The silver chain hung heavy around his neck as Castle Black finally came in sight.
War-torn Westeros had compromised the kingsroad or any chances of travel by land, forcing them, once again, and much to Samwell Tarly’s displeasure, to voyage by sea. Before his forged chains had time to cool, they had made haste from Oldtown before the weather proved a further impediment.
They sailed along the west coast of Westeros, past Pyke and Bear Island, with plans to eventually dock near Westwatch-by-the-Bridge. Little Sam was left behind with the maesters. The boy had learned how to walk and talk, but the climate that awaited them was too wild to risk his life. Besides, Oldtown was probably the safest place in Westeros, Sam had told a tearful Gilly.
He had sent ravens to Dolorous Edd the moment any facts relating White Walkers crossed his eye. The words flew across the continent. Stashes of obsidian in Skagos. Secret passageways from the Nightfort. Fire can only burn a wight, not a White Walker! It was only now that he would know for certain if his words reached the right hands.
Oldtown was the place where rumors became fact or fiction, but Sam still fretted over the fate of Jon. The last he heard, he had briefly won the battle at Winterfell, been heralded the King in the North, then shortly set off to Barrowton to fight against Queen Daenerys from Meereen. The Targaryen Maester Aemon spoke of, the Queen across the Water.
Samwell may have been maester of medicine and healing, but were it not for Gilly, the long journey surely would have taken his life. She had praised his stale bread and salt fish to make it sound edible. She had gently patted him on the back as he puked along the hull, dribbling into the rocking waves. She sung him to sleep when the sea threatened to swallow their ship. And as the Wall inched closer and nights grew longer and chillier, they gave each other heat, entwined as one under one black blanket.

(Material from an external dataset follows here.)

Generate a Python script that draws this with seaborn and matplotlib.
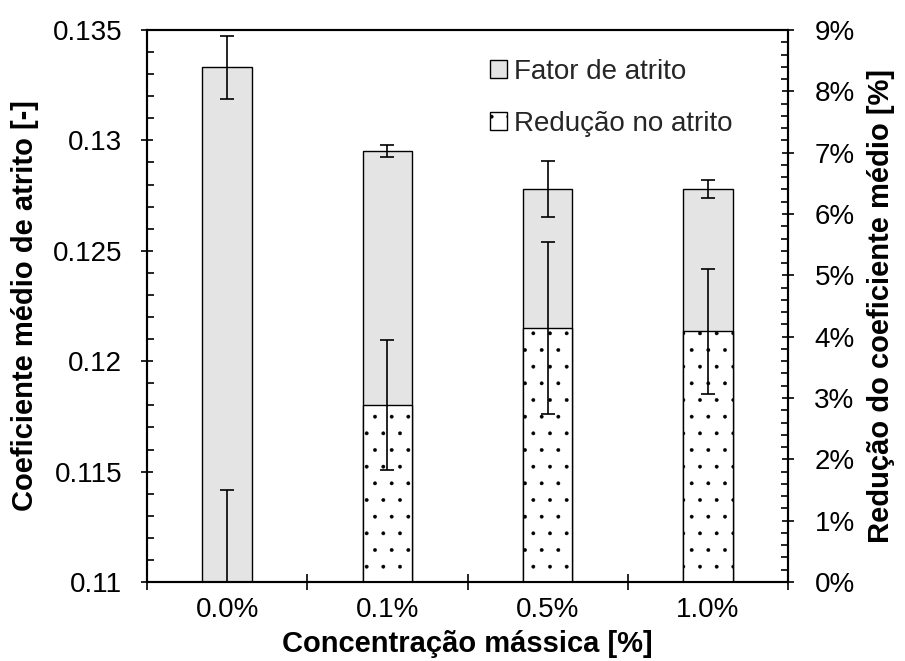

The sorry carriage The Shadow Tower offered took them longer to reach, but they were finally here. The castles they crossed in the nights were so many Sam kept losing count, but he recognized Castle Black the moment he saw it. “We made it, Gilly,” he said, waking her up from her sleep.

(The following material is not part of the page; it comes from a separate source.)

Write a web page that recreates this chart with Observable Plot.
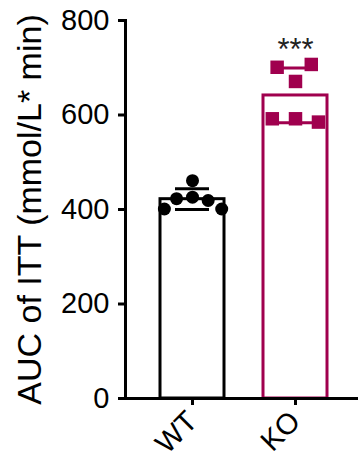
<!DOCTYPE html>
<html><head><meta charset="utf-8">
<script src="https://cdn.jsdelivr.net/npm/d3@7"></script>
<script src="https://cdn.jsdelivr.net/npm/@observablehq/plot@0.6"></script>
<style>body{margin:0;background:#fff} svg{display:block}</style>
</head><body><div id="chart"></div>
<script>
const groups = ["WT", "KO"];
const wtValues = [461, 426, 423, 419, 401, 401];
const koValues = [592, 592, 585, 671, 701, 707];
const stars = ["", "***"];
const yTicks = [0, 200, 400, 600, 800];
const colors = ["#000000", "#A0004E"];
const yLabel = "AUC of ITT (mmol/L* min)";
const font = "'Liberation Sans', Arial, Helvetica, sans-serif";

const valuesByGroup = [wtValues, koValues];
const points = groups.flatMap((g, i) => valuesByGroup[i].map(v => ({group: g, value: v})));
const summary = groups.map((g, i) => {
  const vals = valuesByGroup[i];
  const m = d3.mean(vals), s = d3.deviation(vals);
  return {group: g, mean: m, lo: m - s, hi: m + s, max: d3.max(vals), star: stars[i]};
});

const chart = Plot.plot({
  width: 358, height: 471,
  marginLeft: 124, marginRight: -5, marginTop: 20, marginBottom: 73,
  style: {fontFamily: font, fontSize: "29px", color: "#000", background: "white", overflow: "visible"},
  fx: {domain: groups, paddingInner: 0.375, paddingOuter: 0.337, label: null},
  y: {domain: [0, 800]},
  color: {domain: groups, range: colors},
  marks: [
    Plot.barY(summary, {fx: "group", y: "mean", fill: "white", stroke: "group", strokeWidth: 3}),
    Plot.ruleX(summary, {fx: "group", y1: "lo", y2: "hi", stroke: "group", strokeWidth: 3}),
    Plot.ruleY(summary, {fx: "group", y: "lo", stroke: "group", strokeWidth: 3, insetLeft: 15, insetRight: 15}),
    Plot.ruleY(summary, {fx: "group", y: "hi", stroke: "group", strokeWidth: 3, insetLeft: 15, insetRight: 15}),
    Plot.dot(points.filter(d => d.group === "WT"), Plot.dodgeX({anchor: "middle", padding: 3}, {fx: "group", y: "value", r: 6.5, fill: "group", symbol: "circle"})),
    Plot.dot(points.filter(d => d.group === "KO"), Plot.dodgeX({anchor: "middle", padding: 8}, {fx: "group", y: "value", r: 7.6, fill: "group", symbol: "square"})),
    Plot.text(summary, {fx: "group", y: "max", text: "star", dy: -14, fontSize: 31, fill: "#222", ariaLabel: "stars"}),
    Plot.frame({anchor: "left", facetAnchor: "left", dx: -35, strokeWidth: 3}),
    Plot.frame({anchor: "bottom", facet: "super", insetLeft: -35, insetRight: -40, strokeWidth: 3}),
    Plot.axisY({ticks: yTicks, dx: -35, tickSize: 7, strokeWidth: 3, tickPadding: 9, fontSize: 29,
      label: yLabel, labelAnchor: "center", labelOffset: 144, labelArrow: false}),
    Plot.axisFx({anchor: "bottom", tickSize: 7, strokeWidth: 3, tickRotate: -45, tickPadding: 11, fontSize: 29, label: null})
  ]
});
d3.select(chart).selectAll("g[aria-label='stars'] text").attr("letter-spacing", "5px");
d3.select(chart).selectAll("g[aria-label='y-axis label'] text, text[aria-label='y-axis label']").style("font-size", "34px");
document.getElementById("chart").appendChild(chart);
</script></body></html>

Castle Black had a seven-hundred feet wall of ice on its northern side, but its fortifications on the rear were embarrassingly scarce. It was because of this, as he reached closer, did Sam catch a silhouette of the giant beast against the enormous white façade. Its cold black eyes glistened through the night. They saw.

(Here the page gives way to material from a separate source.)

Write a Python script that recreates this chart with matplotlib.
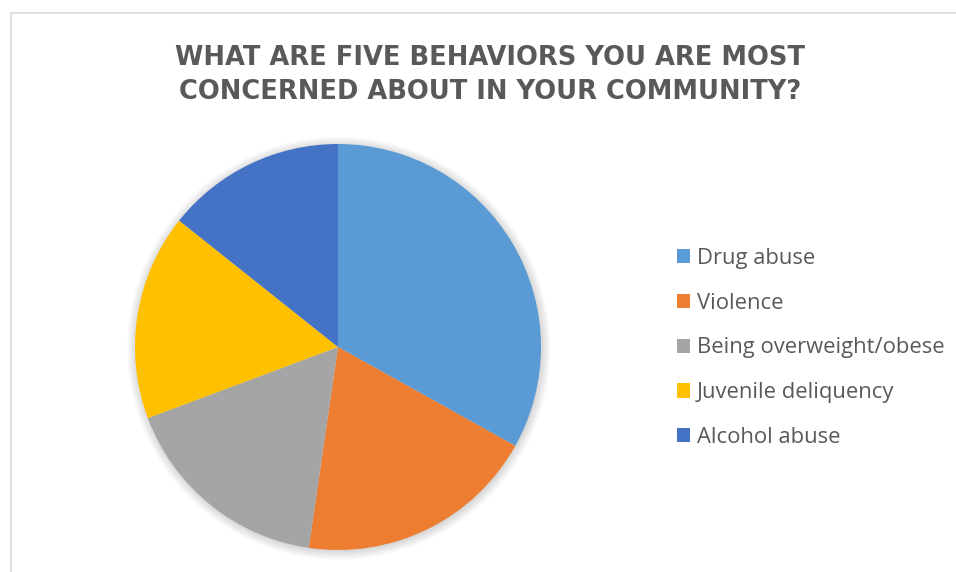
import matplotlib.pyplot as plt
from matplotlib.patches import Circle, Rectangle

# Survey responses (share of mentions)
behaviors = ["Drug abuse", "Violence", "Being overweight/obese",
             "Juvenile deliquency", "Alcohol abuse"]
shares = [33.1, 19.2, 17.0, 16.4, 14.3]
colors = ["#5B9BD5", "#ED7D31", "#A5A5A5", "#FFC000", "#4472C4"]

title = "WHAT ARE FIVE BEHAVIORS YOU ARE MOST\nCONCERNED ABOUT IN YOUR COMMUNITY?"
text_color = "#595959"

fig = plt.figure(figsize=(9.56, 5.72), dpi=100)

# light chart-area border
fig.patches.append(Rectangle((11 / 956, -0.01), 1.0, 1 - 13 / 572 + 0.01,
                             transform=fig.transFigure, fill=False,
                             edgecolor="#D9D9D9", linewidth=1.2))

fig.text(490 / 956, 1 - 75 / 572, title, ha="center", va="center",
         fontsize=18.5, fontweight="bold", color=text_color,
         family="DejaVu Sans", linespacing=1.43)

ax = fig.add_axes([135 / 956, 22 / 572, 406 / 956, 406 / 572])

# soft shadow around the pie
for i in range(8):
    ax.add_patch(Circle((0.004, -0.006), 1 + i * 0.006, color="black",
                        alpha=0.018, linewidth=0, zorder=0, clip_on=False))

wedges, _ = ax.pie(shares, colors=colors, startangle=90, counterclock=False,
                   radius=1, wedgeprops=dict(linewidth=0))
for w in wedges:
    w.set_zorder(2)
ax.set_xlim(-1, 1)
ax.set_ylim(-1, 1)
ax.set_aspect("equal")
ax.axis("off")

fig.legend(wedges, behaviors, loc="center left",
           bbox_to_anchor=(668 / 956, 1 - 348 / 572), frameon=False,
           prop=dict(family="Open Sans", size=15.8), labelcolor=text_color,
           handlelength=0.62, handleheight=0.62, handletextpad=0.28,
           labelspacing=1.08, borderaxespad=0)

fig.savefig("out.png", dpi=100)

For a second, Sam was back in Oldtown, engrossed in Archmaester Marwyn’s The Book of Lost Books. One of his descriptions spoke of what he saw, what he thought he saw. The legendary eyes of pale blue crystal, and breath ice cold.
I am too late. The battle is already lost.
But before Samwell thought to flee, the dragon screeched in the air, to his intense relief, fire.
The momentary shower of lights alerted sentries to Samwell’s presence, and soon, a horn tooted in the night. Samwell’s relief was instantly replaced with a gush of curiosity and fear. Beside him, Gilly voiced what he was thinking, “A dragon… in Westeros?”
Then the massive doors opened, and there was Jon Snow.